- Short problem
Give again, verbatim, the lines between the line that contains "Recreate this image" and the line that contains "Date(Date.UTC(2026, 5, 10, 15", counting both ends. Pictures are excluded from the copy.

Collection entries
· · · · · · ·

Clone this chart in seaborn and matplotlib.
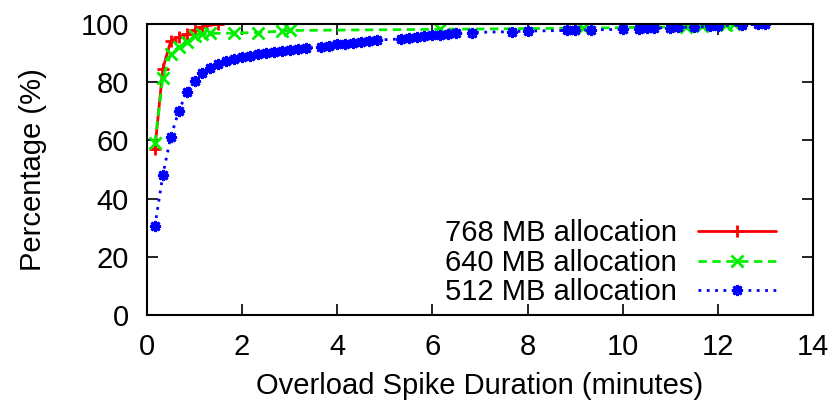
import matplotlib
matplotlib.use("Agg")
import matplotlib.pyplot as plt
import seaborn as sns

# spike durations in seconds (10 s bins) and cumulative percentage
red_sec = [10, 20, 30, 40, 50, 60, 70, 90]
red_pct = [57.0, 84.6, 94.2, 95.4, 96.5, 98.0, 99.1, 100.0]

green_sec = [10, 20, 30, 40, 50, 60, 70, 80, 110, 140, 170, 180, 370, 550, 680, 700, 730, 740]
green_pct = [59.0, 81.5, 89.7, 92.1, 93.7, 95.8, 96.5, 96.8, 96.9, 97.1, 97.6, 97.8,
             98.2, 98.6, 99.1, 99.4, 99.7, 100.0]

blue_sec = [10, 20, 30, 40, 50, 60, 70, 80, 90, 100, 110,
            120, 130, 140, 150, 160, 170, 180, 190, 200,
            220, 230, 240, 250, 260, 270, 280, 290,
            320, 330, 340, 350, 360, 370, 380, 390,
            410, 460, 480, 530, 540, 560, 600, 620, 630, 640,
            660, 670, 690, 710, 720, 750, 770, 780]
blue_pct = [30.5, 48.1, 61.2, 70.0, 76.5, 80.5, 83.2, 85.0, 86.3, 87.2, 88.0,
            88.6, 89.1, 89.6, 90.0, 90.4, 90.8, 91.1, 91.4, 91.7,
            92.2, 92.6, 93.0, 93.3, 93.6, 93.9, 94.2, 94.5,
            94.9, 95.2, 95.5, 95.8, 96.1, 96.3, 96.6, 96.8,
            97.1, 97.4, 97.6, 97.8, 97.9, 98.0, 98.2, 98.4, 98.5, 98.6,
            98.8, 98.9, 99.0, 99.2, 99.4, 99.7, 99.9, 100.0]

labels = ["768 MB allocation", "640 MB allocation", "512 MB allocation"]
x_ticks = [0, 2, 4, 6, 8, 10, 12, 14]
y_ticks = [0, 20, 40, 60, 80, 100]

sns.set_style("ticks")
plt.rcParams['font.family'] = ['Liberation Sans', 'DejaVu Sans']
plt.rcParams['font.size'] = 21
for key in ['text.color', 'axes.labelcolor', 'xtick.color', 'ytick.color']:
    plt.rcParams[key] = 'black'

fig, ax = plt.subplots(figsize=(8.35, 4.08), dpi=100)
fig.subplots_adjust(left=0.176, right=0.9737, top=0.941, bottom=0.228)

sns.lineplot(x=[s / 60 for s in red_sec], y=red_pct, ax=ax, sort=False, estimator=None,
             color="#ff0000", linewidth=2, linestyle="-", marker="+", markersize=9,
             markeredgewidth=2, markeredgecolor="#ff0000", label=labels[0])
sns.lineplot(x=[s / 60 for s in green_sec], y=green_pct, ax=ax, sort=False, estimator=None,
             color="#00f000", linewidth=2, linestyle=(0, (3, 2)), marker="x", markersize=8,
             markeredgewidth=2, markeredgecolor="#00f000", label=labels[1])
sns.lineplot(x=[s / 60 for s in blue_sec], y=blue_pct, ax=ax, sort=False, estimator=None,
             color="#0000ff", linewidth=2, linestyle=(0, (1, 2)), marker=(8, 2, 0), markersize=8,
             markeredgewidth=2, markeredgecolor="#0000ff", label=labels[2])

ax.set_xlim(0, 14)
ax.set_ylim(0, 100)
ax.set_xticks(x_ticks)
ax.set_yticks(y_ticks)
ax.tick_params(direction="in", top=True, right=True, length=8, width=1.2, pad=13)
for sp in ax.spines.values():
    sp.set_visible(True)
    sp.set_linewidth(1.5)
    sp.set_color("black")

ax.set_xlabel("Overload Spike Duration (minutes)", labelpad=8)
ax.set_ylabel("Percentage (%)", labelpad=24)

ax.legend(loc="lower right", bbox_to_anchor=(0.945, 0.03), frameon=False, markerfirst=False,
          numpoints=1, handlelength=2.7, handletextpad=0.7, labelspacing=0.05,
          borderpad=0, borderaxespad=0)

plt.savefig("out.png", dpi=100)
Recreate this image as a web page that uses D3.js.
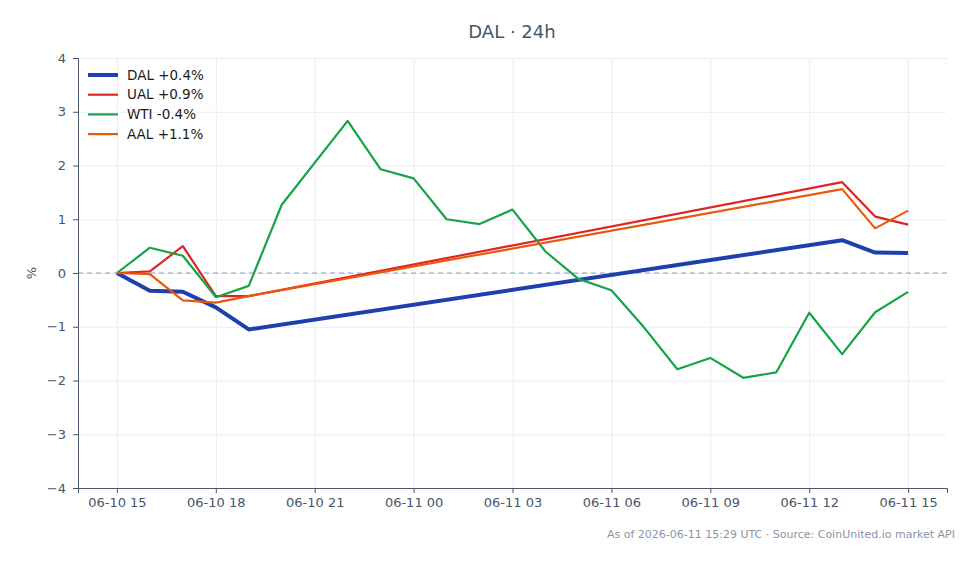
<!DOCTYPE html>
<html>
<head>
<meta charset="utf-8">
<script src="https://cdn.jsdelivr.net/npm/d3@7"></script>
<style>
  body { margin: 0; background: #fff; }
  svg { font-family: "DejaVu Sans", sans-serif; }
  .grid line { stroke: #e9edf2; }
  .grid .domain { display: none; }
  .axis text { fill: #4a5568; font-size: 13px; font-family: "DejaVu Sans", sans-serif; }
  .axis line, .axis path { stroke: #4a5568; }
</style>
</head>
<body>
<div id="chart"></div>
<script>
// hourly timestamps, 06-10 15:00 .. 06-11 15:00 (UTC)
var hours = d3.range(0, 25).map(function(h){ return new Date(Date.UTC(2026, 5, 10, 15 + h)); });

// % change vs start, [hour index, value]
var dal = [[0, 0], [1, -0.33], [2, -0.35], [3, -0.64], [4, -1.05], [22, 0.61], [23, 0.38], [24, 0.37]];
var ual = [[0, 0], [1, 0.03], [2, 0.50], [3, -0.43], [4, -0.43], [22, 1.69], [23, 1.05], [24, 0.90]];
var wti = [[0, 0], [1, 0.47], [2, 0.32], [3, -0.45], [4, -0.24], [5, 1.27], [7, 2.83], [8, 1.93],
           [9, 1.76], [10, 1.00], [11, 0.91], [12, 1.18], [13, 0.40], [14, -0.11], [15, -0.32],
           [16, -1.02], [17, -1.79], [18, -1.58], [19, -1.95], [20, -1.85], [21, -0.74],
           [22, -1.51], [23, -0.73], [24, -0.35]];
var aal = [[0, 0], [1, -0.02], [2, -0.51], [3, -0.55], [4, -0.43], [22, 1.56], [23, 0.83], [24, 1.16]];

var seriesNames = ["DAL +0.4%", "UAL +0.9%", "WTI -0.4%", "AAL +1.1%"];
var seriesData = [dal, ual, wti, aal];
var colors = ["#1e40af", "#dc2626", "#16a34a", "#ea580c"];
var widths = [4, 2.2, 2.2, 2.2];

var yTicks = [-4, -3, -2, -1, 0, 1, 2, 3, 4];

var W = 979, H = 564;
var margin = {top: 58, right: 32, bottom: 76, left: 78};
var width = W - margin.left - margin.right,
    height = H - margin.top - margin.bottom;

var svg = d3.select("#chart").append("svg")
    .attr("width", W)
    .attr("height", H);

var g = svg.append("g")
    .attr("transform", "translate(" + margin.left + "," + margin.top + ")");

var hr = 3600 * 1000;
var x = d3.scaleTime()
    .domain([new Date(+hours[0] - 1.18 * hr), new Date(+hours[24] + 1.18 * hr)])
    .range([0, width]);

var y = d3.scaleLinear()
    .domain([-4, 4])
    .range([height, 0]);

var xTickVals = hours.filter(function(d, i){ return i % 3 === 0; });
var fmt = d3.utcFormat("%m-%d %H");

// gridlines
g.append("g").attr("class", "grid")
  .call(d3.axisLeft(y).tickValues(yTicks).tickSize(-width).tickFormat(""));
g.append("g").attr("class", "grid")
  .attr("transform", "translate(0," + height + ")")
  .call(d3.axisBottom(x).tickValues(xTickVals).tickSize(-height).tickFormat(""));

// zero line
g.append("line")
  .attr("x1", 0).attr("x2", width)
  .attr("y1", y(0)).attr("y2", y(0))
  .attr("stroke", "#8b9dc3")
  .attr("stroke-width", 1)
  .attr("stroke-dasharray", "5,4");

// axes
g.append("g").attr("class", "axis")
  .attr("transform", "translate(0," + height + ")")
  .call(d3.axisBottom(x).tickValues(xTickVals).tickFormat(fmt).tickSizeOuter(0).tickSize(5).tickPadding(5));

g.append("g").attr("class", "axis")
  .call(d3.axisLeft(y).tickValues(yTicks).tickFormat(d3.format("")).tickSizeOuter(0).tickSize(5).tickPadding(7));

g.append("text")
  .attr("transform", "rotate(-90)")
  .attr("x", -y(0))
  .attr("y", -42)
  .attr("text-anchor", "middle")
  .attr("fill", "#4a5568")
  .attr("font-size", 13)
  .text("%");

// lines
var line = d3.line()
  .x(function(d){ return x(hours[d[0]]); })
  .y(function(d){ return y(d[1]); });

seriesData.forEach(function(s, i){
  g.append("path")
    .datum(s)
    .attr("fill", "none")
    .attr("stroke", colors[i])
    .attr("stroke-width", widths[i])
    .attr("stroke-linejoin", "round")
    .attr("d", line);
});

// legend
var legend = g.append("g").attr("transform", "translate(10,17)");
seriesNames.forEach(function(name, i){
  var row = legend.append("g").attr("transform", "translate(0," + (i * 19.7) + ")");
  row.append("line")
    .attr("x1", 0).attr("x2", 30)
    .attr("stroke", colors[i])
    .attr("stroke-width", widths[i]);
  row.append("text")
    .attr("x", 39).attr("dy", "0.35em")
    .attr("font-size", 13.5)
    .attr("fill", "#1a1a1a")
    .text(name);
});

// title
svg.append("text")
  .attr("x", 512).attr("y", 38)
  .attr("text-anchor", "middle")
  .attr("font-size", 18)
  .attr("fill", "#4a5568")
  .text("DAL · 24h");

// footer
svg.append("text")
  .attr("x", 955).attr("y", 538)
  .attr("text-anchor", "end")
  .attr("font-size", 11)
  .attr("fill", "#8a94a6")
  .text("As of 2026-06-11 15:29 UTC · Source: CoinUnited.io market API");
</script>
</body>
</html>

· · · · · · ·

- The output
Recreate this image as a web page that uses D3.js.
<!DOCTYPE html>
<html>
<head>
<meta charset="utf-8">
<script src="https://cdn.jsdelivr.net/npm/d3@7"></script>
<style>
  body { margin: 0; background: #fff; }
  svg { font-family: "DejaVu Sans", sans-serif; }
  .grid line { stroke: #e9edf2; }
  .grid .domain { display: none; }
  .axis text { fill: #4a5568; font-size: 13px; font-family: "DejaVu Sans", sans-serif; }
  .axis line, .axis path { stroke: #4a5568; }
</style>
</head>
<body>
<div id="chart"></div>
<script>
// hourly timestamps, 06-10 15:00 .. 06-11 15:00 (UTC)
var hours = d3.range(0, 25).map(function(h){ return new Date(Date.UTC(2026, 5, 10, 15 + h)); });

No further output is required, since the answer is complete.